Was GSTC regularly engaged in the business of bailing “personal property”?
The equipment was stored by Welldog while GSTC was in transit between jobs or tasks. Once a new project or task arose for GSTC, for which the equipment could be used, GSTC collected the equipment and used it for that purpose.
In addition, GSTC had geochemically characterised hundreds of oil and gas wells around the world. But the storage of the equipment with Welldog had only occurred 4 times. Moreover, the storage of the equipment by Welldog arose in an ad hoc fashion. It was not a normal part of GSTC’s business. Taking these facts into account, the court concluded that GSTC was not regularly engaged in bailing the equipment (s13(2)(b)).
GSTC said that it profited from supplying services to clients using its skilled personnel and its equipment. It did not profit from the bailing of equipment to Welldog or to the clients of Welldog. GSTC did not pay Welldog a fee for the bailment and even if it did, the fee would merely be an incidental expense to its business and not the business itself.
GSTC did not bail the equipment for Welldog’s use. Welldog occasionally used or exploited the equipment and thereby derived income, which could result in some payment to GSTC (Welldog being its subsidiary) and accordingly some profit being made by GSTC, but there was no ‘business model’ whereby GSTC made its money by placing the relevant equipment with Welldog.
The court said at  that it was more appropriate to describe the financial outcomes derived by Welldog from use of the equipment as arising pursuant to a service provision arrangement whereby the parent company assisted its subsidiary, rather than an indication that the parent company (GSTC) had bailed goods to Welldog as part of a bailment business.
The court concluded that GSTC was not in the business of bailing goods, as required by s 13(2)(b) of the PPSA.
Did Welldog provide value for the bailments?
This element is required by s 13 (3) of the PPSA. The court considered it in the event that its conclusion as to the application of s 13 (2) (b) was wrong.
The word ‘value’ as used in s 13 (3), is defined in s 10 and
a) means consideration sufficient to support a contract; and
b) includes an antecedent debt or liability.
GSTC charged Welldog a management fee for the assistance it provided Welldog and whilst Welldog issued invoices to GSTC for the completion of works using the equipment, no specific charge was invoiced to GSTC by Welldog for the bailments.
However, the receivers argued that this was not to the point. The issue according to the receivers, was whether looking at the entire nature of the bailment relationship, value was given by Welldog as bailee, to GSTC as bailor. In other words, the receivers argued that “value” meant “value at large”.
It was clear that Welldog derived a benefit by reason of the equipment being at the Welldog premises. And it was Welldog’s obligation to ensure that the equipment was safely and securely stored in its secured premises. But it was not disputed that Welldog did not provide any specific value to GSTC for the bailment.

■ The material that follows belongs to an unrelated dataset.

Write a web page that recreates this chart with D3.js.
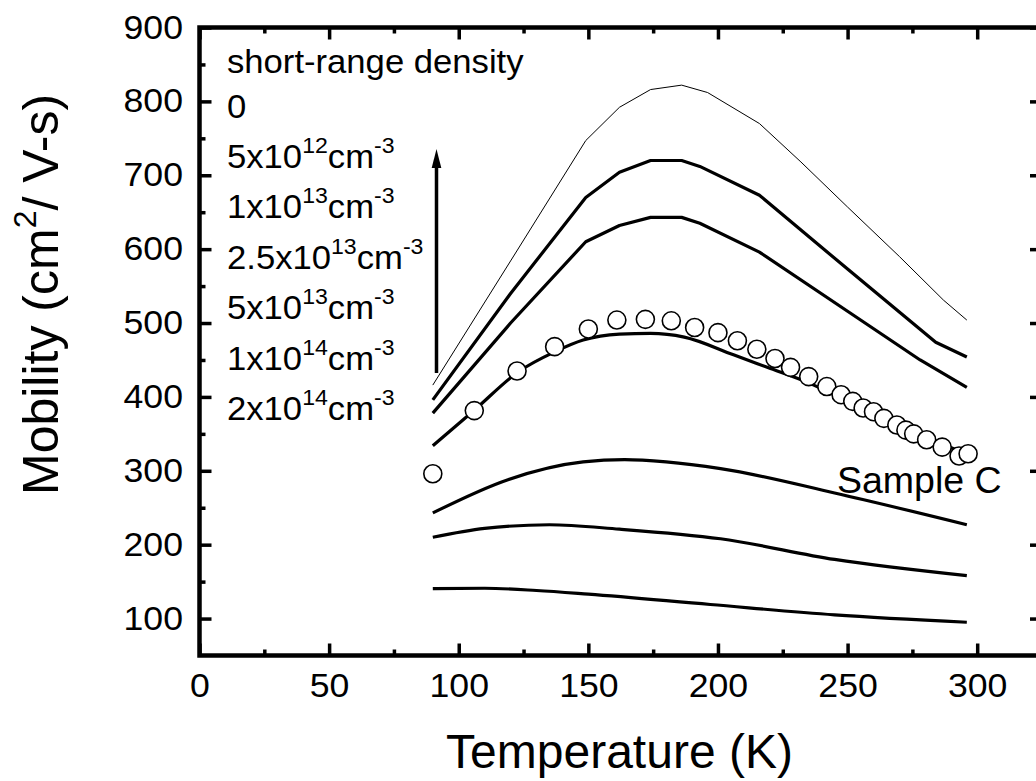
<!DOCTYPE html>
<html>
<head>
<meta charset="utf-8">
<script src="https://cdn.jsdelivr.net/npm/d3@7"></script>
<style>
  html, body { margin: 0; padding: 0; background: #fff; }
  svg { display: block; font-family: "Liberation Sans", Arial, Helvetica, sans-serif; }
</style>
</head>
<body>
<svg id="chart" width="1036" height="781"></svg>
<script>
// Calculated mobility vs temperature for increasing short-range scatterer density
const curve0   = [[90,416],[120,584],[149,747],[162,792],[174,816],[186,822],[196,812],[216,770],[232,718],[250,657],[270,590],[287,531],[296,504]];
const curve5e12 = [[90,396],[120,540],[149,670],[162,704],[174,720],[186,720],[193,712],[216,673],[250,573],[284,474],[296,454]];
const curve1e13 = [[90,378],[120,500],[149,610],[162,632],[174,643],[186,643],[193,635],[216,596],[250,516],[278,450],[296,413]];
const curve2_5e13 = [[90,334],[106,382],[123,434],[137,461],[148,477],[162,485],[174,486],[187,481],[206,457],[219,440],[235,419],[250,394],[270,362],[296,322]];
const curve5e13 = [[90,243],[119,288],[148,312],[164,315],[180,312],[201,303],[245,270],[296,227]];
const curve1e14 = [[90,210],[110,222],[135,227],[162,221],[201,208],[245,180],[296,158]];
const curve2e14 = [[90,140.5],[110,141],[130,138],[150,133],[197,119],[245,105],[296,95]];

// Measured Hall mobility, Sample C
const sampleT  = [90,106,122.5,137,150,161,172,182,191,200,207.5,215,222,228,235,242,247.5,252,256,260,264,269,272.5,275.5,280.5,286.5,293,296.5];
const sampleMu = [296,381.5,435,468,492,504,505,503,494,487,476,464.5,452,440,427.5,414,403,394,385,380,371,362,355,350,342,332,320,323];

// Legend entries (mantissa x 10^exponent cm^-3)
const legendMantissa = ["5","1","2.5","5","1","2"];
const legendExponent = ["12","13","13","13","14","14"];

const xTicks = [0,50,100,150,200,250,300];
const xMinor = d3.range(25, 325, 50);
const yTicks = [100,200,300,400,500,600,700,800,900];
const yMinor = d3.range(150, 900, 100);

const svg = d3.select("#chart");
const x = d3.scaleLinear().domain([0, 325]).range([199.5, 1042]);
const y = d3.scaleLinear().domain([50, 900]).range([655.5, 27.5]);

const tickFont = 33, tickStretch = 1.08;

// frame
svg.append("rect")
  .attr("x", x(0)).attr("y", y(900))
  .attr("width", x(325) - x(0)).attr("height", y(50) - y(900))
  .attr("fill", "none").attr("stroke", "#000").attr("stroke-width", 4.5);

// inward ticks on all four sides
function ticks(axisFn, scale, vals, size, pos, labels) {
  const ax = axisFn(scale).tickValues(vals).tickSize(-size).tickPadding(labels ? (axisFn === d3.axisBottom ? 18 : 16.5) : 0);
  if (!labels) ax.tickFormat("");
  const g = svg.append("g").attr("transform", pos).call(ax);
  g.select(".domain").remove();
  g.selectAll(".tick line").attr("stroke", "#000").attr("stroke-width", 3.5);
  g.selectAll(".tick text").attr("fill", "#000").style("font-size", tickFont + "px")
    .style("font-family", "'Liberation Sans', Arial, sans-serif")
    .each(function () {
      const t = d3.select(this);
      const tx = +t.attr("x") || 0;
      t.attr("x", 0).attr("transform", `translate(${tx},0) scale(${tickStretch},1)`);
    });
  return g;
}
ticks(d3.axisBottom, x, xTicks, 12, `translate(0,${y(50)})`, true);
ticks(d3.axisBottom, x, xMinor, 6, `translate(0,${y(50)})`, false);
ticks(d3.axisTop, x, xTicks, 12, `translate(0,${y(900)})`, false);
ticks(d3.axisTop, x, xMinor, 6, `translate(0,${y(900)})`, false);
ticks(d3.axisLeft, y, yTicks, 12, `translate(${x(0)},0)`, true);
ticks(d3.axisLeft, y, yMinor, 6, `translate(${x(0)},0)`, false);
ticks(d3.axisRight, y, yTicks, 12, `translate(${x(325)},0)`, false);
ticks(d3.axisRight, y, yMinor, 6, `translate(${x(325)},0)`, false);

// model curves
const lineLin = d3.line().x(d => x(d[0])).y(d => y(d[1])).curve(d3.curveLinear);
const lineSmooth = d3.line().x(d => x(d[0])).y(d => y(d[1])).curve(d3.curveMonotoneX);
const curves = [
  {pts: curve0, w: 1, gen: lineLin},
  {pts: curve5e12, w: 3.2, gen: lineLin},
  {pts: curve1e13, w: 3.2, gen: lineLin},
  {pts: curve2_5e13, w: 3.2, gen: lineSmooth},
  {pts: curve5e13, w: 3.2, gen: lineSmooth},
  {pts: curve1e14, w: 3.2, gen: lineSmooth},
  {pts: curve2e14, w: 3.2, gen: lineSmooth}
];
svg.append("g").selectAll("path").data(curves).join("path")
  .attr("d", d => d.gen(d.pts))
  .attr("fill", "none").attr("stroke", "#000")
  .attr("stroke-width", d => d.w).attr("stroke-linejoin", "round");

// measured points
svg.append("g").selectAll("circle").data(sampleT.map((t, i) => [t, sampleMu[i]])).join("circle")
  .attr("cx", d => x(d[0])).attr("cy", d => y(d[1])).attr("r", 9)
  .attr("fill", "#fff").attr("stroke", "#000").attr("stroke-width", 1.6);

// density arrow
const arrowX = 436.5;
svg.append("line").attr("x1", arrowX).attr("x2", arrowX).attr("y1", 373).attr("y2", 164)
  .attr("stroke", "#000").attr("stroke-width", 3.5);
svg.append("path").attr("d", `M${arrowX},149 L${arrowX - 4.8},168 L${arrowX + 4.8},168 Z`).attr("fill", "#000");

// legend text
const legFont = 33, supFont = 22, legX = 227, legStretch = 1.05;
function legendLine(yb) {
  return svg.append("text").attr("transform", `translate(${legX},${yb}) scale(${legStretch},1)`)
    .style("font-size", legFont + "px");
}
legendLine(73).text("short-range density");
legendLine(118).text("0");
legendMantissa.forEach((m, i) => {
  const t = legendLine(168 + i * 50.4);
  t.append("tspan").text(m + "x10");
  t.append("tspan").attr("dy", -15).style("font-size", supFont + "px").text(legendExponent[i]);
  t.append("tspan").attr("dy", 15).text("cm");
  t.append("tspan").attr("dy", -15).style("font-size", supFont + "px").text("-3");
});

// sample label
svg.append("text").attr("x", 837).attr("y", 493).style("font-size", "37.5px").text("Sample C");

// axis titles
svg.append("text").attr("x", 619.5).attr("y", 768).attr("text-anchor", "middle")
  .style("font-size", "48px").text("Temperature (K)");
const yt = svg.append("text").attr("transform", "translate(58,495) rotate(-90)").style("font-size", "50px");
yt.append("tspan").text("Mobility (cm");
yt.append("tspan").attr("dy", -22).style("font-size", "32px").text("2");
yt.append("tspan").attr("dy", 22).text("/ V-s)");
</script>
</body>
</html>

The court said that mere storage of the equipment safely and maintaining it in good working order was not evidence of value being provided by Welldog for the bailment. The court said it was to be expected of a subsidiary that it would keep the equipment of its parent safe even if it is not a bailee.

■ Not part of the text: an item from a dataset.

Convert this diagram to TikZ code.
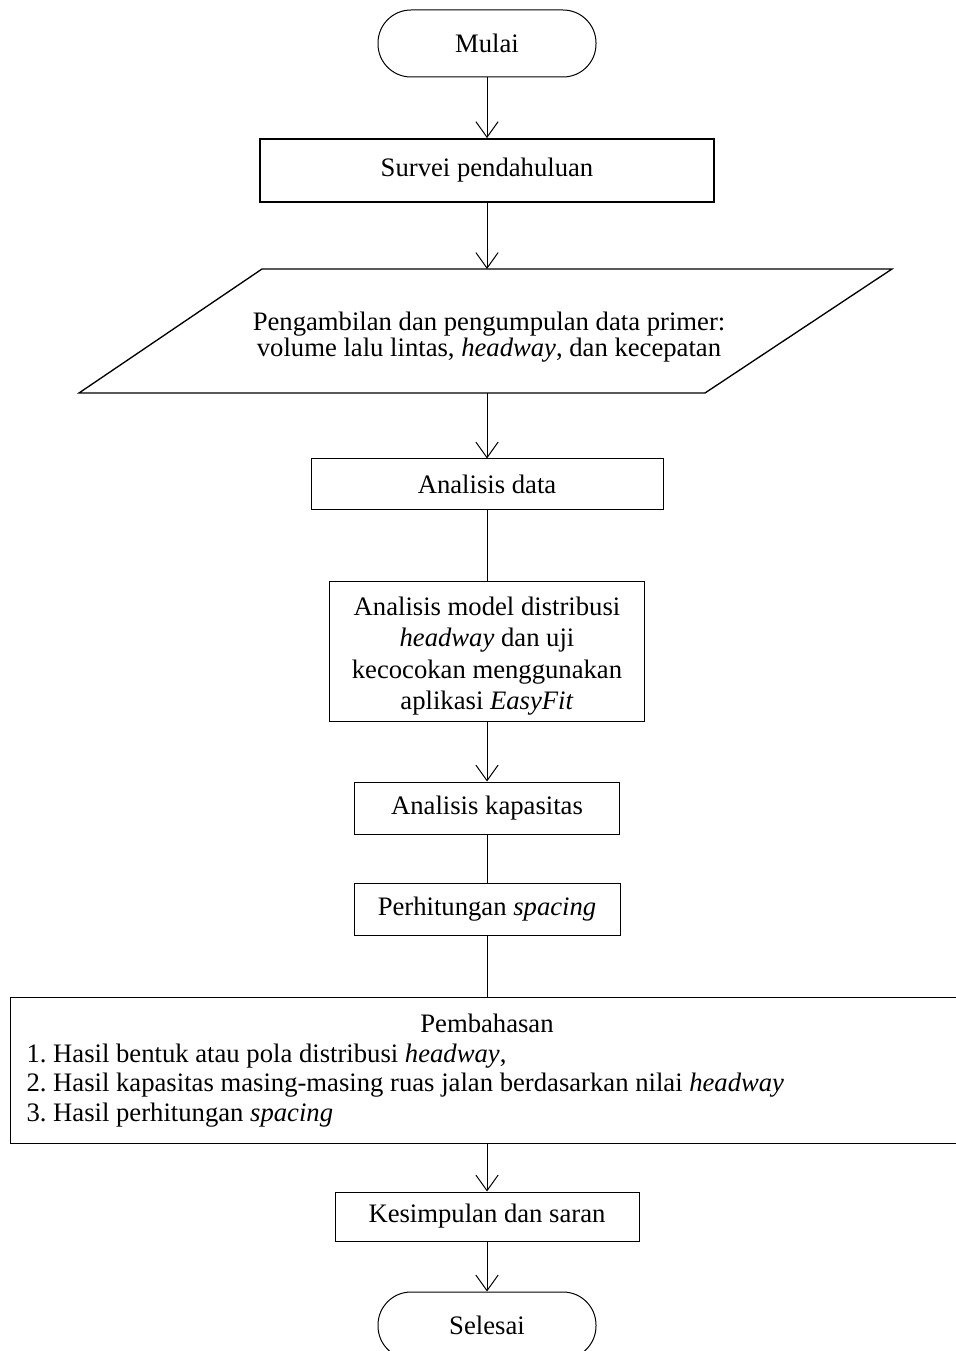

The court opined that whilst the provision of relevant equipment by GSTC to Welldog was to enable Welldog to conduct its business with financial benefit potentially flowing to GSTC, value of such indirect nature, including the management fee, does not satisfy the statutory concept of “value” as appears in s 10.
The court supported its conclusion by stating that the consideration was quite uncertain and it was too indirectly related to the provision of the equipment to support the ready conclusion that the equipment was bailed for such benefits.
His honour was guided by the New Zealand Rabobank and the Western Australian Re Arcabi decision in coming to this conclusion.